Je répondis à ces messieurs que mon interprétation de ce sentiment était plus intime, et prétendait s'en tenir aux nobles privilèges, non moins qu'aux délicates privautés des jours de Montaigne et de La Boétie.

Ils furent surpris, ayant cru m'honorer et me faire plaisir. On n'en finirait pas d'énumérer les signes d'incohérence et les phénomènes d'oscillation, présentés par nos jours de grâce.

Devinez ce qu'un magazine, qui se donne pour bien pensant, offre à ses abonnés chrétiens, en guise d'Œuf de Pâques: des vues de Palestine, parmi lesquelles il a fait évoluer sur place, des cabots et des théâtreuses, mimant, disons parodiant le drame sacro-saint, à l'intention des fidèles. Voilà le petit dernier de ce que Loti appelle «christianisme de pacotille.» Loti parle bien.

Un jeune richard fait à sa mère une pension annuelle de trente mille francs. Elle affiche la prétention de recevoir le double. Il répond: «la situation de ma mère est des plus brillantes. Ce n'est pas des aliments qu'elle demande, mais la possibilité de satisfaire des goûts de luxe

Une rente de trente mille francs constitue-t-elle «une situation des plus brillantes?» Cela peut se discuter. Une mère est-elle en droit de demander, à son fils millionnaire, plus que des aliments? Nouveau sujet de discussion.

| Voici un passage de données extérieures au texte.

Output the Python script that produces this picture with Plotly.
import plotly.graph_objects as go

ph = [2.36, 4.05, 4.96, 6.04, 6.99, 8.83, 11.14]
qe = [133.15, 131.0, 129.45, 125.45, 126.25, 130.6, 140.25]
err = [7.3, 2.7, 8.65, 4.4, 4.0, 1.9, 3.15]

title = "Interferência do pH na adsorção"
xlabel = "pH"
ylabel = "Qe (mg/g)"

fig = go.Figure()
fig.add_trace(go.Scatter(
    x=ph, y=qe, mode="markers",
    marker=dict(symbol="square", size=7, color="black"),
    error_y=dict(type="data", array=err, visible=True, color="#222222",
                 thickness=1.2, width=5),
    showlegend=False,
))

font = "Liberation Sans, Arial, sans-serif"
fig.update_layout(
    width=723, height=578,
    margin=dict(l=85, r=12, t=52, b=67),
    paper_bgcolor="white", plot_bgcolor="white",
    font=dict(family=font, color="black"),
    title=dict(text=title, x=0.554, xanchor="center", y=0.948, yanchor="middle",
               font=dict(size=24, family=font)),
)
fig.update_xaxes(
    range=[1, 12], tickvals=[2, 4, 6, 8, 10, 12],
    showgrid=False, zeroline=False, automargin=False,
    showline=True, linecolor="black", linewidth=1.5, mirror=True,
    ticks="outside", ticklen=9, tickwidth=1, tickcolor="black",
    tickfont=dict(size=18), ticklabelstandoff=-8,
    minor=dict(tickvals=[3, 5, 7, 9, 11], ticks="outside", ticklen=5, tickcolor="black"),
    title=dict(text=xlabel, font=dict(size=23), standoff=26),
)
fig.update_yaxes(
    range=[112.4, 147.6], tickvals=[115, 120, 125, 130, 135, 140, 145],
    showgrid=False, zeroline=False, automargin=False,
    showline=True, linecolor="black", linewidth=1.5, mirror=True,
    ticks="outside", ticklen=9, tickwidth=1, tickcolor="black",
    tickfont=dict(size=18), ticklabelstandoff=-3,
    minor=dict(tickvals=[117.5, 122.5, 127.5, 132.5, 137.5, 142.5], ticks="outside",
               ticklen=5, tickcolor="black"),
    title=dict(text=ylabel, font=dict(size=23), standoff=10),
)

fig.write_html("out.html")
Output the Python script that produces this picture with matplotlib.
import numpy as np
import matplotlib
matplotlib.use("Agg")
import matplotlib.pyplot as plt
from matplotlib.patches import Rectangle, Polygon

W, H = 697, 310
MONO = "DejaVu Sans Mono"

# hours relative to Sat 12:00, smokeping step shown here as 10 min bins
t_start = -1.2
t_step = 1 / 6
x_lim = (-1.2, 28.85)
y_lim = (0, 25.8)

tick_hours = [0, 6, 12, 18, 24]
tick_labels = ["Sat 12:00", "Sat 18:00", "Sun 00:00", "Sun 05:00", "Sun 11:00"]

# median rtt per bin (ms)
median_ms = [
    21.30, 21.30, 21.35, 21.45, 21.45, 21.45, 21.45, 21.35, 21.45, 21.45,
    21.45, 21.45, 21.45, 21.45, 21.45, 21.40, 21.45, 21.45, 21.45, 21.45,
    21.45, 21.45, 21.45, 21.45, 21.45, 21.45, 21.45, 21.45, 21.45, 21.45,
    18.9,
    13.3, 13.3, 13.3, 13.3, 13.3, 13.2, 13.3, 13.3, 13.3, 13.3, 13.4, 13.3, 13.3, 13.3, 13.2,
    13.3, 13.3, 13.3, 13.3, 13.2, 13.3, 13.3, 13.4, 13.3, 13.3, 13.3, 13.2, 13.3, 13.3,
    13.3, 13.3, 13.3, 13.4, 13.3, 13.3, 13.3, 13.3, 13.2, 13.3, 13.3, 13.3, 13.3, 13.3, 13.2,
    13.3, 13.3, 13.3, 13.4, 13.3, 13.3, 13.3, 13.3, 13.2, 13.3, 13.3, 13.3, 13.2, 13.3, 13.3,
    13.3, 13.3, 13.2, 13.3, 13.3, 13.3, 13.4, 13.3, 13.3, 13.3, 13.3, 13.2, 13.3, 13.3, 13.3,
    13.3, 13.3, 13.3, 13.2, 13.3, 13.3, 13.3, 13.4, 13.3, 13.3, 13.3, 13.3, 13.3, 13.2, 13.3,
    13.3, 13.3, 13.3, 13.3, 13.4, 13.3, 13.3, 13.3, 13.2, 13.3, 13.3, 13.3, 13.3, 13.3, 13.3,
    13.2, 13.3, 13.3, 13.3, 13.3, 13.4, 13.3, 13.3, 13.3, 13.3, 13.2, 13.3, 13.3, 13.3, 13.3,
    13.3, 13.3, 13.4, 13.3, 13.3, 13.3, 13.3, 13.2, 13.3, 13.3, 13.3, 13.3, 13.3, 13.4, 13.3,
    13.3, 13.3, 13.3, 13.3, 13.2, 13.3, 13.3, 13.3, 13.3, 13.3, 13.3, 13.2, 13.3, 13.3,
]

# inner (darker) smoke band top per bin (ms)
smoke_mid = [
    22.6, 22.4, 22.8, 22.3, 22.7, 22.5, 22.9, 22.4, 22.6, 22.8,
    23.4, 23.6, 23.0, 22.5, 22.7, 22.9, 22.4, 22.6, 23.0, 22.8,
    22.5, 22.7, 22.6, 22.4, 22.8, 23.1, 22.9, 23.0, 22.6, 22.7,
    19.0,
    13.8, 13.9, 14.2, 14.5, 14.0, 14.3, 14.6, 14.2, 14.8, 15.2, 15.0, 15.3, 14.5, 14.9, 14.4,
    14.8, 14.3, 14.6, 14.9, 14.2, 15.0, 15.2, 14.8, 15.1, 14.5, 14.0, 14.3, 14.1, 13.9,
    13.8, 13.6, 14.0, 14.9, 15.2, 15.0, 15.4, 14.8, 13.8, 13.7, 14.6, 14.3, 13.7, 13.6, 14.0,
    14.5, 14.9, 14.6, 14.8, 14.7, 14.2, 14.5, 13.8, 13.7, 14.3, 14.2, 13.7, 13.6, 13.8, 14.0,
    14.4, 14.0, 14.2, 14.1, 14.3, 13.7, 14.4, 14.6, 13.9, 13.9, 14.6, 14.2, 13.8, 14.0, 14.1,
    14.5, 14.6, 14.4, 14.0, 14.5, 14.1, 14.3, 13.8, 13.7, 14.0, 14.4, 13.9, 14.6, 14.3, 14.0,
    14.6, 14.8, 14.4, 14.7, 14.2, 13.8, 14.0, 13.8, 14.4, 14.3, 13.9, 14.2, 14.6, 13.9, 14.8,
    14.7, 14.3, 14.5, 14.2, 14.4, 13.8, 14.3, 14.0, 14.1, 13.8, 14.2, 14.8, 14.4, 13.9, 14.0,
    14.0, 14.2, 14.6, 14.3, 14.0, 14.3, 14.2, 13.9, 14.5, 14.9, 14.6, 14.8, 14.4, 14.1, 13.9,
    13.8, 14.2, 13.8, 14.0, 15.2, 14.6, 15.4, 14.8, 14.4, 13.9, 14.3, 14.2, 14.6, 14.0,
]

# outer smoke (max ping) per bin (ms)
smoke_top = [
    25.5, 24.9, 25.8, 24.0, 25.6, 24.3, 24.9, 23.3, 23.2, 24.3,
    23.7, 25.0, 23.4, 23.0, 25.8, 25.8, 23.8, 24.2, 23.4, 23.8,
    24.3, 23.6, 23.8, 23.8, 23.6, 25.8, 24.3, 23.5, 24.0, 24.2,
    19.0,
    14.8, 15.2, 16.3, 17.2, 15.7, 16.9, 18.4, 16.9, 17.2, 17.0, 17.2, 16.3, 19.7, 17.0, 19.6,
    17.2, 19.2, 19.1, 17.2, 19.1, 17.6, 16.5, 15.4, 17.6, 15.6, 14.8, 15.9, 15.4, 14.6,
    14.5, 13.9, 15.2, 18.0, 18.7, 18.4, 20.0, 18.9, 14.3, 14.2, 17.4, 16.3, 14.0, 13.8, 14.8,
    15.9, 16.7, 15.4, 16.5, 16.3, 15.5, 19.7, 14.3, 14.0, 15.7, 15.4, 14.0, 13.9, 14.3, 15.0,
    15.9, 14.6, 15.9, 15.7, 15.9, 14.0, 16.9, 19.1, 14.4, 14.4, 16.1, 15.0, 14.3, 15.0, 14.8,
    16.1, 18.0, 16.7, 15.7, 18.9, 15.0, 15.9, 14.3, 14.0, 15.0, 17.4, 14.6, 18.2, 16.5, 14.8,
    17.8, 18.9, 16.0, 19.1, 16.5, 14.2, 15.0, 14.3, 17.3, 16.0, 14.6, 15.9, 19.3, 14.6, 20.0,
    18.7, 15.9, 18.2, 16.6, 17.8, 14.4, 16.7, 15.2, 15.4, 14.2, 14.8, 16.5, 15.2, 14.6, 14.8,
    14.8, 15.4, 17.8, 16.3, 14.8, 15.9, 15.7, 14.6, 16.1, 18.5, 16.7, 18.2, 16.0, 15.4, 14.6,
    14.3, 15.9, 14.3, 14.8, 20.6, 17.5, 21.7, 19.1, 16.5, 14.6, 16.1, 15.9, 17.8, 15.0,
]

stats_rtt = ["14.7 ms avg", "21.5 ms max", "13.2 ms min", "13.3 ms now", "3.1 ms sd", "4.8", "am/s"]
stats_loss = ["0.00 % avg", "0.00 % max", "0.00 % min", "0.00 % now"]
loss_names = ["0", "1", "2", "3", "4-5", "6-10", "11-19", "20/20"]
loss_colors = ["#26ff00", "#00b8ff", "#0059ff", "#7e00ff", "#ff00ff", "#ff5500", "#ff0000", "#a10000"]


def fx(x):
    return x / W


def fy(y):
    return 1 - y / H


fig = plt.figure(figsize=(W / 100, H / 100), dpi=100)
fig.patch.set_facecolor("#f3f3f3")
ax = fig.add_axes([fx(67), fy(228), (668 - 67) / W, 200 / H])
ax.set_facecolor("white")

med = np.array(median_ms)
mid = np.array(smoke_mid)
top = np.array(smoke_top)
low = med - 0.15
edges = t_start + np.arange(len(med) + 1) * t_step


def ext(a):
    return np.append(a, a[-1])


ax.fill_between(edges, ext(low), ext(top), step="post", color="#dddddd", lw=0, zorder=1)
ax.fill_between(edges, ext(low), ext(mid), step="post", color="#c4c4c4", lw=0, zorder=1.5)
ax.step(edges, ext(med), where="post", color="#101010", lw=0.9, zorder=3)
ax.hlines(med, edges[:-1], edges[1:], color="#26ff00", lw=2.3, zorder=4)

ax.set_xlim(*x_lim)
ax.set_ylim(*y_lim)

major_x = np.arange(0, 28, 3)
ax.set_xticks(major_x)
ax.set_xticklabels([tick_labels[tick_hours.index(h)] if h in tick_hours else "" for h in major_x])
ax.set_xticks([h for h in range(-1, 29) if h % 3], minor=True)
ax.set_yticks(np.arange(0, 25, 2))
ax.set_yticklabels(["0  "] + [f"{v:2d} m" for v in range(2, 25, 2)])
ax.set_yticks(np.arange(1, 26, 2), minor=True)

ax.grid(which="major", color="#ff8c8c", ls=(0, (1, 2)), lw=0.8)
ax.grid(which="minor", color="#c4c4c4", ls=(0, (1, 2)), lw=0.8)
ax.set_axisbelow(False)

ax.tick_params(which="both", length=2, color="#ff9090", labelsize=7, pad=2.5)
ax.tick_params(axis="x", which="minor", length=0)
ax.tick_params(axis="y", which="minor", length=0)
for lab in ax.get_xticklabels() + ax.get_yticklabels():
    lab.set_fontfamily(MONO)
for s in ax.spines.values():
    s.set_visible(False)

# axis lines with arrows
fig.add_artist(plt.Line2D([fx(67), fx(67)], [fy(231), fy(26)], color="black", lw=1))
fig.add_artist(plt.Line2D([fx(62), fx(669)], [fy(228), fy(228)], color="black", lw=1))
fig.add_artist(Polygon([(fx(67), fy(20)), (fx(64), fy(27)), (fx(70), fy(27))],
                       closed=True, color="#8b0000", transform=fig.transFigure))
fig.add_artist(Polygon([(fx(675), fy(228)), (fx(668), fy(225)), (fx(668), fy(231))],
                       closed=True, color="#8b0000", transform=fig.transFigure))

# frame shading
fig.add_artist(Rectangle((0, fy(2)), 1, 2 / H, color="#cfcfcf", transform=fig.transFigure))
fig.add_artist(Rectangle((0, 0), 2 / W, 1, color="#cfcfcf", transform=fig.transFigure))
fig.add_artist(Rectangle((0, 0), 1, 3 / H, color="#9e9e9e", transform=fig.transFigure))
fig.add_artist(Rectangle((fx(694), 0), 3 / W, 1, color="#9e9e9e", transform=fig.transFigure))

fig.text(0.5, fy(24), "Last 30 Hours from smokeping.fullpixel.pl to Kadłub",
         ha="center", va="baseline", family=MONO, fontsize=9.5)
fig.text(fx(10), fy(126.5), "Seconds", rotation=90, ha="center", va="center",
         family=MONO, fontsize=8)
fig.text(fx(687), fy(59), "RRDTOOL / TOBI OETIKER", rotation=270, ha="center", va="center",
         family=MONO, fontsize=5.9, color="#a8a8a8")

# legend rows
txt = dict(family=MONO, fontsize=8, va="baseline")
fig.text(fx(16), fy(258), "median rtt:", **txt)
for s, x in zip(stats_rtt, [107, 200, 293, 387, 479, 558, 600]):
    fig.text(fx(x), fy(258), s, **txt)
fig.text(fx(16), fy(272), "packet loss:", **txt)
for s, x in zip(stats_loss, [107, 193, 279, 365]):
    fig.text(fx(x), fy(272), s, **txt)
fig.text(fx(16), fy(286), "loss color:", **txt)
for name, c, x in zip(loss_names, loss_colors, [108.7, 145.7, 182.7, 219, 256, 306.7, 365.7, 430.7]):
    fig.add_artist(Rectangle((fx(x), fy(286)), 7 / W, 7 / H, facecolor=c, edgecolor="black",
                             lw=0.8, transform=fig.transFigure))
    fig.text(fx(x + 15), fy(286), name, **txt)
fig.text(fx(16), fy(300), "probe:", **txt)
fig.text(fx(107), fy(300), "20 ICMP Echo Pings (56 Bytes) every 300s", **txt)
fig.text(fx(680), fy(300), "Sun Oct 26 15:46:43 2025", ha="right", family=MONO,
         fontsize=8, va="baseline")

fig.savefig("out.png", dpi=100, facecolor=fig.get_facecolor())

Quant à la prétention de satisfaire des goûts de luxe, ne peut-elle pas sembler exorbitante, de la part d'une femme, qui s'est déjà offert le luxe de mettre au monde un fils millionnaire?

Peut-être bien que, si la dame avait su comment sa progéniture la récompenserait de lui avoir fait cadeau d'une existence si dorée, elle aurait commencé par demander à Dieu de lui changer son bébé; mais les mères sont confiantes, parfois imprudentes, c'est par cela qu'elles sont des mères, et pour cela qu'on les admire et qu'on les aime.

Par bonheur, aucune de ces choses n'empêche les «optimistes» de se montrer sages en inaugurant un dîner qui porte leur nom. S'il y a des pessimistes assez mauvais coucheurs pour contester que tout soit pour le mieux dans le meilleur des mondes, on les enverra coucher ou au moins se promener, non sans leur avoir répondu, ne fût-ce que pour les empêcher de raser, que les fils de Noé, n'ont à aucun point de vue démérité de l'opinion, en jetant un manteau sur l'ébriété de leur père.